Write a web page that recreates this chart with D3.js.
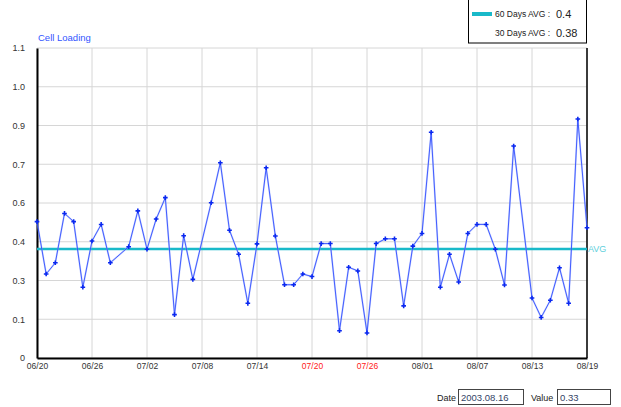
<!DOCTYPE html>
<html>
<head>
<meta charset="utf-8">
<script src="https://cdn.jsdelivr.net/npm/d3@7"></script>
<style>
  body { margin: 0; background: #fff; }
  text { font-family: "Liberation Sans", Arial, sans-serif; }
</style>
</head>
<body>
<div id="chart"></div>
<script>
// daily cell loading, 2003-06-20 .. 2003-08-19 (null = no sample that day)
const startDate = "2003-06-20";
const loading = [
  0.484, 0.298, 0.338, 0.513, 0.484, 0.251, 0.415, 0.474, 0.338, null,
  0.395, 0.522, 0.386, 0.493, 0.569, 0.154, 0.434, 0.279, null, 0.551,
  0.693, 0.453, 0.368, 0.194, 0.405, 0.675, 0.433, 0.260, 0.260, 0.298,
  0.289, 0.406, 0.406, 0.097, 0.322, 0.309, 0.089, 0.406, 0.423, 0.423,
  0.185, 0.397, 0.442, 0.801, 0.251, 0.368, 0.270, 0.442, 0.474, 0.474,
  0.386, 0.259, 0.752, null, 0.213, 0.144, 0.205, 0.320, 0.194, 0.848,
  0.462
];
const xTickLabels = ["06/20", "06/26", "07/02", "07/08", "07/14", "07/20", "07/26", "08/01", "08/07", "08/13", "08/19"];
const xTickRed = ["07/20", "07/26"];
const yTickValues = [0, 0.1375, 0.275, 0.4125, 0.55, 0.6875, 0.825, 0.9625, 1.1];
const yTickLabels = ["0", "0.1", "0.3", "0.4", "0.6", "0.7", "0.9", "1.0", "1.1"];
const avgLine = 0.387;
const legendRows = [
  {label: "60 Days AVG :", value: "0.4", swatch: true},
  {label: "30 Days AVG :", value: "0.38", swatch: false}
];
const selDate = "2003.08.16";
const selValue = "0.33";

const width = 621, height = 407;
const margin = {left: 37, right: 34, top: 48, bottom: 49};

const svg = d3.select("#chart").append("svg")
    .attr("width", width).attr("height", height);

const parse = d3.timeParse("%Y-%m-%d");
const t0 = parse(startDate);
const points = loading.map(function (v, i) {
    return {date: d3.timeDay.offset(t0, i), value: v};
}).filter(function (d) { return d.value !== null; });

const tickDates = xTickLabels.map(function (l, i) { return d3.timeDay.offset(t0, i * 6); });

const x = d3.scaleTime()
    .domain([t0, d3.timeDay.offset(t0, loading.length - 1)])
    .range([margin.left, width - margin.right]);
const y = d3.scaleLinear()
    .domain([0, 1.1])
    .range([height - margin.bottom, margin.top]);

// grid
svg.append("g").attr("class", "ygrid")
    .selectAll("line").data(yTickValues).enter().append("line")
    .attr("x1", x.range()[0]).attr("x2", x.range()[1])
    .attr("y1", function (d) { return y(d); }).attr("y2", function (d) { return y(d); })
    .attr("stroke", "#d6d6d6").attr("stroke-width", 1);
svg.append("g").attr("class", "xgrid")
    .selectAll("line").data(tickDates).enter().append("line")
    .attr("x1", function (d) { return x(d); }).attr("x2", function (d) { return x(d); })
    .attr("y1", y.range()[1]).attr("y2", y.range()[0])
    .attr("stroke", "#d6d6d6").attr("stroke-width", 1);

// axes
const yAxis = svg.append("g")
    .attr("transform", "translate(" + margin.left + ",0)")
    .call(d3.axisLeft(y).tickValues(yTickValues).tickSize(0).tickPadding(12)
        .tickFormat(function (d, i) { return yTickLabels[i]; }));
yAxis.select(".domain").attr("stroke", "#000").attr("stroke-width", 2);
yAxis.selectAll("text").attr("font-size", 9).attr("fill", "#333");

const xAxis = svg.append("g")
    .attr("transform", "translate(0," + y(0) + ")")
    .call(d3.axisBottom(x).tickValues(tickDates).tickSize(0).tickPadding(5)
        .tickFormat(function (d, i) { return xTickLabels[i]; }));
xAxis.select(".domain").attr("stroke", "#000").attr("stroke-width", 2);
xAxis.selectAll("text").attr("font-size", 8.5)
    .attr("fill", function (d, i) { return xTickRed.indexOf(xTickLabels[i]) >= 0 ? "#ff2020" : "#333"; });

svg.append("line")
    .attr("x1", x.range()[1]).attr("x2", x.range()[1])
    .attr("y1", y.range()[1]).attr("y2", y.range()[0])
    .attr("stroke", "#000").attr("stroke-width", 1.5);

// title
svg.append("text").attr("x", 38).attr("y", 41)
    .attr("font-size", 9.5).attr("fill", "#3355ff").text("Cell Loading");

// average line
svg.append("line")
    .attr("x1", x.range()[0]).attr("x2", x.range()[1])
    .attr("y1", y(avgLine)).attr("y2", y(avgLine))
    .attr("stroke", "#19b9c9").attr("stroke-width", 2.5);
svg.append("text").attr("x", x.range()[1] + 1).attr("y", y(avgLine) + 3)
    .attr("font-size", 9).attr("fill", "#5fd0dc").text("AVG");

// series
const line = d3.line()
    .x(function (d) { return x(d.date); })
    .y(function (d) { return y(d.value); });
svg.append("path").datum(points)
    .attr("d", line).attr("fill", "none")
    .attr("stroke", "#9db0ff").attr("stroke-width", 1.8).attr("opacity", 0.55);
svg.append("path").datum(points)
    .attr("d", line).attr("fill", "none")
    .attr("stroke", "#1f3dff").attr("stroke-width", 0.8);
svg.append("g").selectAll("path").data(points).enter().append("path")
    .attr("transform", function (d) { return "translate(" + x(d.date) + "," + y(d.value) + ")"; })
    .attr("d", d3.symbol().type(d3.symbolCross).size(12))
    .attr("fill", "#0a28f0");

// legend
const legend = svg.append("g").attr("class", "legend");
legend.append("rect").attr("x", 468.5).attr("y", -1).attr("width", 118).attr("height", 44)
    .attr("fill", "#fff").attr("stroke", "#000").attr("stroke-width", 1);
legendRows.forEach(function (r, i) {
    const ly = 14 + i * 19;
    if (r.swatch) {
        legend.append("line").attr("x1", 472).attr("x2", 492).attr("y1", ly).attr("y2", ly)
            .attr("stroke", "#19b9c9").attr("stroke-width", 4);
    }
    legend.append("text").attr("x", 495).attr("y", ly + 3)
        .attr("font-size", 8.5).attr("fill", "#222").text(r.label);
    legend.append("text").attr("x", 556).attr("y", ly + 4)
        .attr("font-size", 11).attr("fill", "#222").text(r.value);
});

// selection readout
const info = svg.append("g").attr("class", "info");
info.append("text").attr("x", 437).attr("y", 401).attr("font-size", 9).attr("fill", "#222").text("Date");
info.append("rect").attr("x", 458.5).attr("y", 389.5).attr("width", 65).attr("height", 15)
    .attr("fill", "#fff").attr("stroke", "#444");
info.append("text").attr("x", 461).attr("y", 401).attr("font-size", 9.5).attr("fill", "#334466").text(selDate);
info.append("text").attr("x", 531).attr("y", 401).attr("font-size", 9).attr("fill", "#222").text("Value");
info.append("rect").attr("x", 557.5).attr("y", 389.5).attr("width", 53).attr("height", 15)
    .attr("fill", "#fff").attr("stroke", "#444");
info.append("text").attr("x", 560).attr("y", 401).attr("font-size", 9.5).attr("fill", "#334466").text(selValue);
</script>
</body>
</html>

WHAT YOU ARE ASKED TO DO: Restate the whole listing above exactly, except for its images.

OUTPUT:
Write a web page that recreates this chart with D3.js.
<!DOCTYPE html>
<html>
<head>
<meta charset="utf-8">
<script src="https://cdn.jsdelivr.net/npm/d3@7"></script>
<style>
  body { margin: 0; background: #fff; }
  text { font-family: "Liberation Sans", Arial, sans-serif; }
</style>
</head>
<body>
<div id="chart"></div>
<script>
// daily cell loading, 2003-06-20 .. 2003-08-19 (null = no sample that day)
const startDate = "2003-06-20";
const loading = [
  0.484, 0.298, 0.338, 0.513, 0.484, 0.251, 0.415, 0.474, 0.338, null,
  0.395, 0.522, 0.386, 0.493, 0.569, 0.154, 0.434, 0.279, null, 0.551,
  0.693, 0.453, 0.368, 0.194, 0.405, 0.675, 0.433, 0.260, 0.260, 0.298,
  0.289, 0.406, 0.406, 0.097, 0.322, 0.309, 0.089, 0.406, 0.423, 0.423,
  0.185, 0.397, 0.442, 0.801, 0.251, 0.368, 0.270, 0.442, 0.474, 0.474,
  0.386, 0.259, 0.752, null, 0.213, 0.144, 0.205, 0.320, 0.194, 0.848,
  0.462
];
const xTickLabels = ["06/20", "06/26", "07/02", "07/08", "07/14", "07/20", "07/26", "08/01", "08/07", "08/13", "08/19"];
const xTickRed = ["07/20", "07/26"];
const yTickValues = [0, 0.1375, 0.275, 0.4125, 0.55, 0.6875, 0.825, 0.9625, 1.1];
const yTickLabels = ["0", "0.1", "0.3", "0.4", "0.6", "0.7", "0.9", "1.0", "1.1"];
const avgLine = 0.387;
const legendRows = [
  {label: "60 Days AVG :", value: "0.4", swatch: true},
  {label: "30 Days AVG :", value: "0.38", swatch: false}
];
const selDate = "2003.08.16";
const selValue = "0.33";

const width = 621, height = 407;
const margin = {left: 37, right: 34, top: 48, bottom: 49};

const svg = d3.select("#chart").append("svg")
    .attr("width", width).attr("height", height);

const parse = d3.timeParse("%Y-%m-%d");
const t0 = parse(startDate);
const points = loading.map(function (v, i) {
    return {date: d3.timeDay.offset(t0, i), value: v};
}).filter(function (d) { return d.value !== null; });

const tickDates = xTickLabels.map(function (l, i) { return d3.timeDay.offset(t0, i * 6); });

const x = d3.scaleTime()
    .domain([t0, d3.timeDay.offset(t0, loading.length - 1)])
    .range([margin.left, width - margin.right]);
const y = d3.scaleLinear()
    .domain([0, 1.1])
    .range([height - margin.bottom, margin.top]);

// grid
svg.append("g").attr("class", "ygrid")
    .selectAll("line").data(yTickValues).enter().append("line")
    .attr("x1", x.range()[0]).attr("x2", x.range()[1])
    .attr("y1", function (d) { return y(d); }).attr("y2", function (d) { return y(d); })
    .attr("stroke", "#d6d6d6").attr("stroke-width", 1);
svg.append("g").attr("class", "xgrid")
    .selectAll("line").data(tickDates).enter().append("line")
    .attr("x1", function (d) { return x(d); }).attr("x2", function (d) { return x(d); })
    .attr("y1", y.range()[1]).attr("y2", y.range()[0])
    .attr("stroke", "#d6d6d6").attr("stroke-width", 1);

// axes
const yAxis = svg.append("g")
    .attr("transform", "translate(" + margin.left + ",0)")
    .call(d3.axisLeft(y).tickValues(yTickValues).tickSize(0).tickPadding(12)
        .tickFormat(function (d, i) { return yTickLabels[i]; }));
yAxis.select(".domain").attr("stroke", "#000").attr("stroke-width", 2);
yAxis.selectAll("text").attr("font-size", 9).attr("fill", "#333");

const xAxis = svg.append("g")
    .attr("transform", "translate(0," + y(0) + ")")
    .call(d3.axisBottom(x).tickValues(tickDates).tickSize(0).tickPadding(5)
        .tickFormat(function (d, i) { return xTickLabels[i]; }));
xAxis.select(".domain").attr("stroke", "#000").attr("stroke-width", 2);
xAxis.selectAll("text").attr("font-size", 8.5)
    .attr("fill", function (d, i) { return xTickRed.indexOf(xTickLabels[i]) >= 0 ? "#ff2020" : "#333"; });

svg.append("line")
    .attr("x1", x.range()[1]).attr("x2", x.range()[1])
    .attr("y1", y.range()[1]).attr("y2", y.range()[0])
    .attr("stroke", "#000").attr("stroke-width", 1.5);

// title
svg.append("text").attr("x", 38).attr("y", 41)
    .attr("font-size", 9.5).attr("fill", "#3355ff").text("Cell Loading");

// average line
svg.append("line")
    .attr("x1", x.range()[0]).attr("x2", x.range()[1])
    .attr("y1", y(avgLine)).attr("y2", y(avgLine))
    .attr("stroke", "#19b9c9").attr("stroke-width", 2.5);
svg.append("text").attr("x", x.range()[1] + 1).attr("y", y(avgLine) + 3)
    .attr("font-size", 9).attr("fill", "#5fd0dc").text("AVG");

// series
const line = d3.line()
    .x(function (d) { return x(d.date); })
    .y(function (d) { return y(d.value); });
svg.append("path").datum(points)
    .attr("d", line).attr("fill", "none")
    .attr("stroke", "#9db0ff").attr("stroke-width", 1.8).attr("opacity", 0.55);
svg.append("path").datum(points)
    .attr("d", line).attr("fill", "none")
    .attr("stroke", "#1f3dff").attr("stroke-width", 0.8);
svg.append("g").selectAll("path").data(points).enter().append("path")
    .attr("transform", function (d) { return "translate(" + x(d.date) + "," + y(d.value) + ")"; })
    .attr("d", d3.symbol().type(d3.symbolCross).size(12))
    .attr("fill", "#0a28f0");

// legend
const legend = svg.append("g").attr("class", "legend");
legend.append("rect").attr("x", 468.5).attr("y", -1).attr("width", 118).attr("height", 44)
    .attr("fill", "#fff").attr("stroke", "#000").attr("stroke-width", 1);
legendRows.forEach(function (r, i) {
    const ly = 14 + i * 19;
    if (r.swatch) {
        legend.append("line").attr("x1", 472).attr("x2", 492).attr("y1", ly).attr("y2", ly)
            .attr("stroke", "#19b9c9").attr("stroke-width", 4);
    }
    legend.append("text").attr("x", 495).attr("y", ly + 3)
        .attr("font-size", 8.5).attr("fill", "#222").text(r.label);
    legend.append("text").attr("x", 556).attr("y", ly + 4)
        .attr("font-size", 11).attr("fill", "#222").text(r.value);
});

// selection readout
const info = svg.append("g").attr("class", "info");
info.append("text").attr("x", 437).attr("y", 401).attr("font-size", 9).attr("fill", "#222").text("Date");
info.append("rect").attr("x", 458.5).attr("y", 389.5).attr("width", 65).attr("height", 15)
    .attr("fill", "#fff").attr("stroke", "#444");
info.append("text").attr("x", 461).attr("y", 401).attr("font-size", 9.5).attr("fill", "#334466").text(selDate);
info.append("text").attr("x", 531).attr("y", 401).attr("font-size", 9).attr("fill", "#222").text("Value");
info.append("rect").attr("x", 557.5).attr("y", 389.5).attr("width", 53).attr("height", 15)
    .attr("fill", "#fff").attr("stroke", "#444");
info.append("text").attr("x", 560).attr("y", 401).attr("font-size", 9.5).attr("fill", "#334466").text(selValue);
</script>
</body>
</html>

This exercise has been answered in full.